San Jose Votes for a $15 Minimum Wage by 2019 in Response to Community Pressure

Yesterday, the San Jose City Council voted to raise the city’s minimum wage to $15 by 2019, three years before the state of California reaches that standard. San Jose — the 10th largest city in the nation— is the latest to join five other Santa Clara County cities in a regional effort to raise the wage.

In the wake of the successful 2012 campaign to raise the minimum wage in San Jose, community support built to raise the wage in other South Bay cities.  Mountain View and Sunnyvale moved to raise the wage to $15 an hour by 2018 and other cities started to follow suit.  The Cities Association of Santa Clara County took up the cause by advancing a regional standard of $15 an hour by January 2019.  Los Altos, Palo Alto and Cupertino and have since voted for $15 by 2019.
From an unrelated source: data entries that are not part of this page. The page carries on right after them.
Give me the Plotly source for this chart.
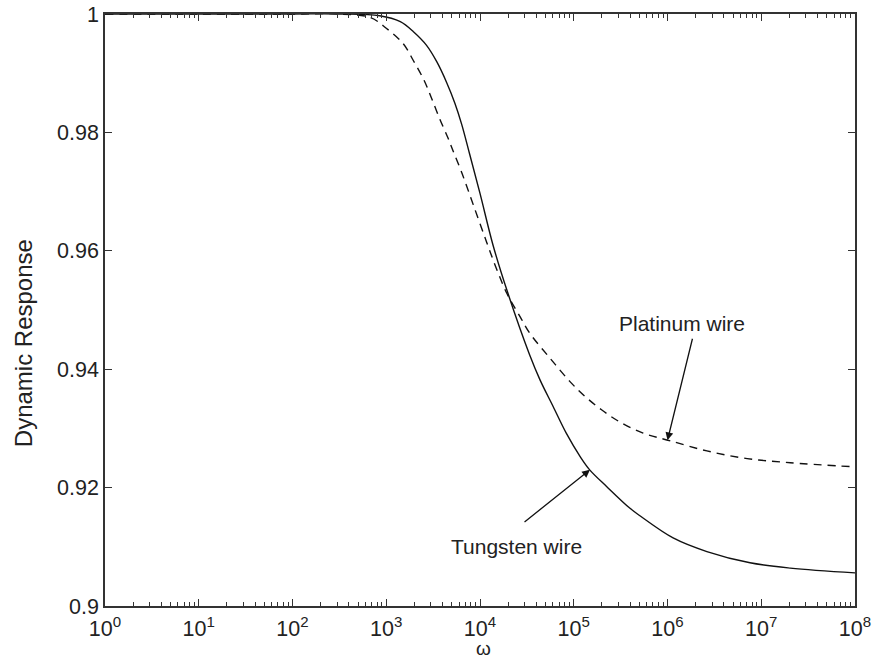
import plotly.graph_objects as go

# log10(omega) positions
log_omega_tungsten = [0, 1, 2, 2.5, 2.93, 3.15, 3.29, 3.43, 3.54, 3.645, 3.733, 3.804,
                      3.89, 4.0, 4.14, 4.29, 4.53, 4.64, 4.78, 4.92, 5.07, 5.17, 5.35,
                      5.6, 5.71, 6.06, 6.42, 6.88, 7.31, 8.0]
response_tungsten = [1.0, 1.0, 1.0, 1.0, 0.9997, 0.9987, 0.9970, 0.9947, 0.9919, 0.9884,
                     0.9849, 0.9814, 0.9763, 0.9697, 0.9609, 0.9532, 0.9424, 0.9382,
                     0.9337, 0.9292, 0.9252, 0.9230, 0.9202, 0.9165, 0.9152, 0.9115,
                     0.9092, 0.9073, 0.9064, 0.9056]

log_omega_platinum = [0, 1, 2, 2.5, 2.83, 3.0, 3.18, 3.29, 3.40, 3.48, 3.57, 3.66, 3.71,
                      3.81, 3.93, 4.07, 4.18, 4.29, 4.43, 4.53, 4.75, 4.96, 5.12, 5.30,
                      5.49, 5.74, 6.03, 6.42, 6.85, 7.31, 8.0]
response_platinum = [1.0, 1.0, 1.0, 1.0, 0.9994, 0.9976, 0.9950, 0.9921, 0.9889, 0.9859,
                     0.9823, 0.9790, 0.9770, 0.9730, 0.9677, 0.9615, 0.9568, 0.9527,
                     0.9488, 0.9461, 0.9418, 0.9379, 0.9354, 0.9331, 0.9311, 0.9292,
                     0.9279, 0.9262, 0.9249, 0.9242, 0.9235]

x_tick_exponents = [0, 1, 2, 3, 4, 5, 6, 7, 8]
y_tick_values = [0.9, 0.92, 0.94, 0.96, 0.98, 1.0]
y_tick_labels = ["0.9", "0.92", "0.94", "0.96", "0.98", "1"]

omega_tungsten = [10 ** e for e in log_omega_tungsten]
omega_platinum = [10 ** e for e in log_omega_platinum]
x_tick_vals = [10 ** e for e in x_tick_exponents]
x_tick_text = ["10<sup>%d</sup>" % e for e in x_tick_exponents]
minor_vals = [m * 10 ** e for e in x_tick_exponents[:-1] for m in range(2, 10)]

FONT = "Liberation Sans, Arial, sans-serif"
TXT = "#222222"
AX = "#333333"

fig = go.Figure()
fig.add_trace(go.Scatter(x=omega_tungsten, y=response_tungsten, mode="lines",
                         line=dict(color="#111111", width=1.4, shape="spline", smoothing=1.0),
                         name="Tungsten wire", showlegend=False))
fig.add_trace(go.Scatter(x=omega_platinum, y=response_platinum, mode="lines",
                         line=dict(color="#111111", width=1.4, dash="8px,6px",
                                   shape="spline", smoothing=1.0),
                         name="Platinum wire", showlegend=False))

fig.update_layout(
    width=872, height=661,
    margin=dict(l=105, r=17, t=14, b=55, autoexpand=False),
    paper_bgcolor="white", plot_bgcolor="white",
    font=dict(family=FONT, size=21, color=TXT),
    showlegend=False,
)
fig.update_xaxes(
    type="log", range=[0, 8], automargin=False,
    tickmode="array", tickvals=x_tick_vals, ticktext=x_tick_text,
    ticks="inside", ticklen=7, tickwidth=1.2, tickcolor=AX,
    showline=True, linecolor=AX, linewidth=1.5, mirror="allticks",
    showgrid=False, zeroline=False, ticklabelstandoff=2,
    minor=dict(tickmode="array", tickvals=minor_vals, ticks="inside",
               ticklen=4, tickwidth=1, tickcolor=AX, showgrid=False),
    tickfont=dict(size=21.5, color=TXT),
)
fig.update_yaxes(
    range=[0.9, 1.0], automargin=False,
    tickmode="array", tickvals=y_tick_values, ticktext=y_tick_labels,
    ticks="inside", ticklen=7, tickwidth=1.2, tickcolor=AX,
    showline=True, linecolor=AX, linewidth=1.5, mirror="allticks",
    showgrid=False, zeroline=False,
    tickfont=dict(size=21.5, color=TXT),
)

# axis titles
fig.add_annotation(text="Dynamic Response", xref="paper", yref="paper",
                   x=-0.1093, y=0.444, xanchor="center", yanchor="middle",
                   textangle=-90, showarrow=False, font=dict(size=24, color=TXT))
fig.add_annotation(text="ω", xref="paper", yref="paper", x=0.504, y=-0.0925,
                   xanchor="center", yanchor="bottom", showarrow=False,
                   font=dict(size=19, color=TXT))

# labels with arrows
fig.add_annotation(text="Platinum wire", x=6.155, y=0.9478, xref="x", yref="y",
                   showarrow=False, font=dict(size=21, color=TXT))
fig.add_annotation(text="", x=6.0, y=0.928, ax=6.27, ay=0.9454, xref="x", yref="y",
                   axref="x", ayref="y", showarrow=True, arrowhead=2, arrowsize=1.2,
                   arrowwidth=1.3, arrowcolor="#111111")
fig.add_annotation(text="Tungsten wire", x=4.384, y=0.9100, xref="x", yref="y",
                   showarrow=False, font=dict(size=21, color=TXT))
fig.add_annotation(text="", x=5.173, y=0.9230, ax=4.459, ay=0.9140, xref="x", yref="y",
                   axref="x", ayref="y", showarrow=True, arrowhead=2, arrowsize=1.2,
                   arrowwidth=1.3, arrowcolor="#111111")

fig.write_html("out.html", config={"displayModeBar": False},
               post_script="document.body.style.margin='0px';"
                           "document.body.style.overflow='hidden';")
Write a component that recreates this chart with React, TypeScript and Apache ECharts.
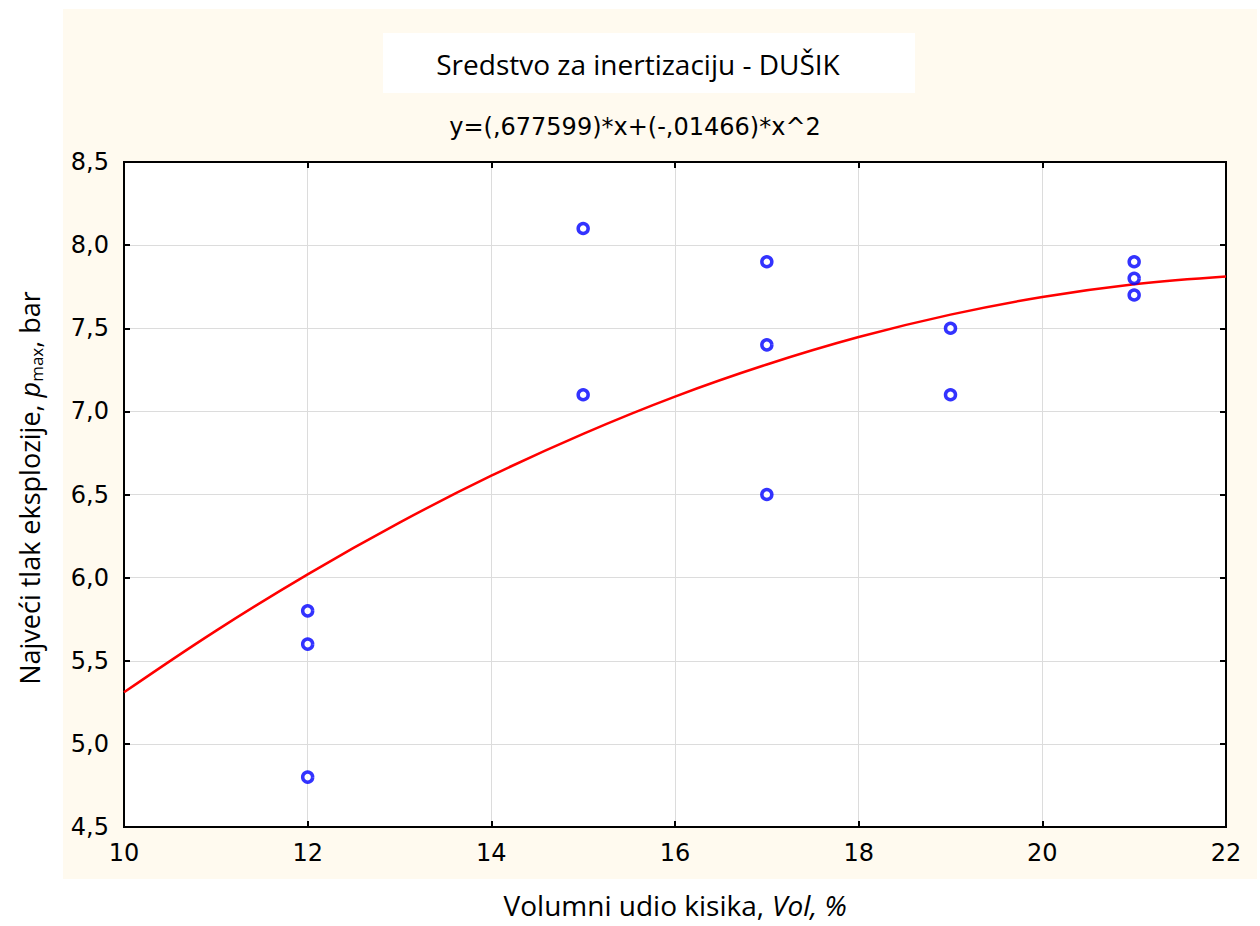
import React, { useEffect, useRef } from "react";
import * as echarts from "echarts";

// Measured points
const pointsX = [12, 12, 12, 15, 15, 17, 17, 17, 19, 19, 21, 21, 21];
const pointsY = [5.8, 5.6, 4.8, 8.1, 7.1, 7.9, 7.4, 6.5, 7.5, 7.1, 7.9, 7.8, 7.7];

// Fitted curve at each integer x
const fitX = [10, 11, 12, 13, 14, 15, 16, 17, 18, 19, 20, 21, 22];
const fitY = [5.31, 5.68, 6.02, 6.331, 6.613, 6.865, 7.089, 7.282, 7.447, 7.582, 7.688, 7.765, 7.812];

const titleText = "Sredstvo za inertizaciju - DUŠIK";
const equationText = "y=(,677599)*x+(-,01466)*x^2";
const xNamePlain = "Volumni udio kisika,";
const xNameItalic = "Vol, %";

const tickFont = "DejaVu Sans";
const textFont = "Open Sans";

export default function App() {
  const ref = useRef<HTMLDivElement>(null);
  useEffect(() => {
    if (!ref.current) return;
    const chart = echarts.init(ref.current, null, { renderer: "svg" });
    const axisLine = { show: true, onZero: false, lineStyle: { color: "#000", width: 2 } };
    const axisTick = { show: true, inside: true, length: 6, lineStyle: { color: "#000", width: 2 } };
    const labelStyle = { fontSize: 24, color: "#000", fontFamily: tickFont };
    chart.setOption({
      animation: false,
      backgroundColor: "#fff",
      grid: {
        left: 124,
        right: 34,
        top: 162,
        bottom: 99,
        show: true,
        backgroundColor: "#fff",
        borderColor: "#000",
        borderWidth: 2,
      },
      xAxis: [
        {
          type: "value",
          min: 10,
          max: 22,
          interval: 2,
          position: "bottom",
          axisLine,
          axisTick,
          axisLabel: { ...labelStyle, margin: 14 },
          splitLine: { show: true, lineStyle: { color: "#dcdcdc", width: 1 } },
        },
        {
          type: "value",
          min: 10,
          max: 22,
          interval: 2,
          position: "top",
          axisLine,
          axisTick,
          axisLabel: { show: false },
          splitLine: { show: false },
        },
      ],
      yAxis: [
        {
          type: "value",
          min: 4.5,
          max: 8.5,
          interval: 0.5,
          position: "left",
          axisLine,
          axisTick,
          axisLabel: {
            ...labelStyle,
            margin: 15,
            formatter: (v: number) => v.toFixed(1).replace(".", ","),
          },
          splitLine: { show: true, lineStyle: { color: "#dcdcdc", width: 1 } },
        },
        {
          type: "value",
          min: 4.5,
          max: 8.5,
          interval: 0.5,
          position: "right",
          axisLine,
          axisTick,
          axisLabel: { show: false },
          splitLine: { show: false },
        },
      ],
      series: [
        {
          type: "line",
          xAxisIndex: 0,
          yAxisIndex: 0,
          data: fitX.map((x, i) => [x, fitY[i]]),
          smooth: 0.4,
          showSymbol: false,
          lineStyle: { color: "#ff0000", width: 2.5 },
          z: 3,
        },
        {
          type: "scatter",
          xAxisIndex: 0,
          yAxisIndex: 0,
          data: pointsX.map((x, i) => [x, pointsY[i]]),
          symbol: "circle",
          symbolSize: 10,
          itemStyle: { color: "#fff", borderColor: "#0000ff", borderWidth: 3.5 },
          z: 4,
        },
      ],
      graphic: [
        {
          type: "rect",
          z: -1,
          shape: { x: 63, y: 9, width: 1194, height: 870 },
          style: { fill: "#fffaef" },
        },
        {
          type: "rect",
          z: -1,
          shape: { x: 383, y: 33, width: 532, height: 60 },
          style: { fill: "#ffffff" },
        },
        {
          type: "text",
          x: 638,
          y: 64,
          style: {
            text: titleText,
            font: `28px "${textFont}"`,
            fill: "#000",
            align: "center",
            verticalAlign: "middle",
          },
        },
        {
          type: "text",
          x: 635,
          y: 127,
          style: {
            text: equationText,
            font: `24px "${tickFont}"`,
            fill: "#000",
            align: "center",
            verticalAlign: "middle",
          },
        },
        {
          type: "text",
          x: 764,
          y: 905,
          style: {
            text: xNamePlain,
            font: `28px "${textFont}"`,
            fill: "#000",
            align: "right",
            verticalAlign: "middle",
          },
        },
        {
          type: "text",
          x: 772,
          y: 905,
          style: {
            text: xNameItalic,
            font: `italic 28px "${textFont}"`,
            fill: "#000",
            align: "left",
            verticalAlign: "middle",
          },
        },
        {
          type: "text",
          x: 29,
          y: 488,
          rotation: Math.PI / 2,
          style: {
            text: "{n|Najveći tlak eksplozije, }{i|p}{s|max}{n|, bar}",
            align: "center",
            verticalAlign: "middle",
            rich: {
              n: { fontSize: 27, fontFamily: textFont, color: "#000", lineHeight: 32 },
              i: { fontSize: 27, fontFamily: textFont, fontStyle: "italic", color: "#000", lineHeight: 32 },
              s: { fontSize: 17, fontFamily: textFont, color: "#000", verticalAlign: "bottom", lineHeight: 32 },
            },
          },
        },
      ],
    });
    return () => chart.dispose();
  }, []);
  return (
    <div
      ref={ref}
      style={{ position: "absolute", left: 0, top: 0, width: 1260, height: 926 }}
    />
  );
}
Until yesterday San Jose appeared to be bucking the trend toward a regional standard of $15 by 2019, drawing criticism and facing pressure to act from neighboring city leaders and local community members. Mayor Liccardo had issued a memo, co-signed by Vice Mayor Rose Herrera and Councilmembers Chappie Jones and Manh Nguyen, to wait until July 2019 to reach $15 and to exclude youth in job training programs that last for 120 days or less, neither of which was part of the regional plan. While the Council voted to raise the minimum wage to $15 by January of 2019, an exemption was included for disadvantaged youth, making San Jose the only city to have an exemption in its minimum wage ordinance.

The San Jose City Council vote adds momentum to the movement toward a $15 by 19 standard. If adopted by every city in the County, this groundbreaking wage standard would give raises to 250,000 workers, putting $800 million more in their pockets each year and boosting the gross domestic product of the nine-county area by $314 million every year, according to a report by the Institute for Research on Labor and Employment at the University of California, Berkeley.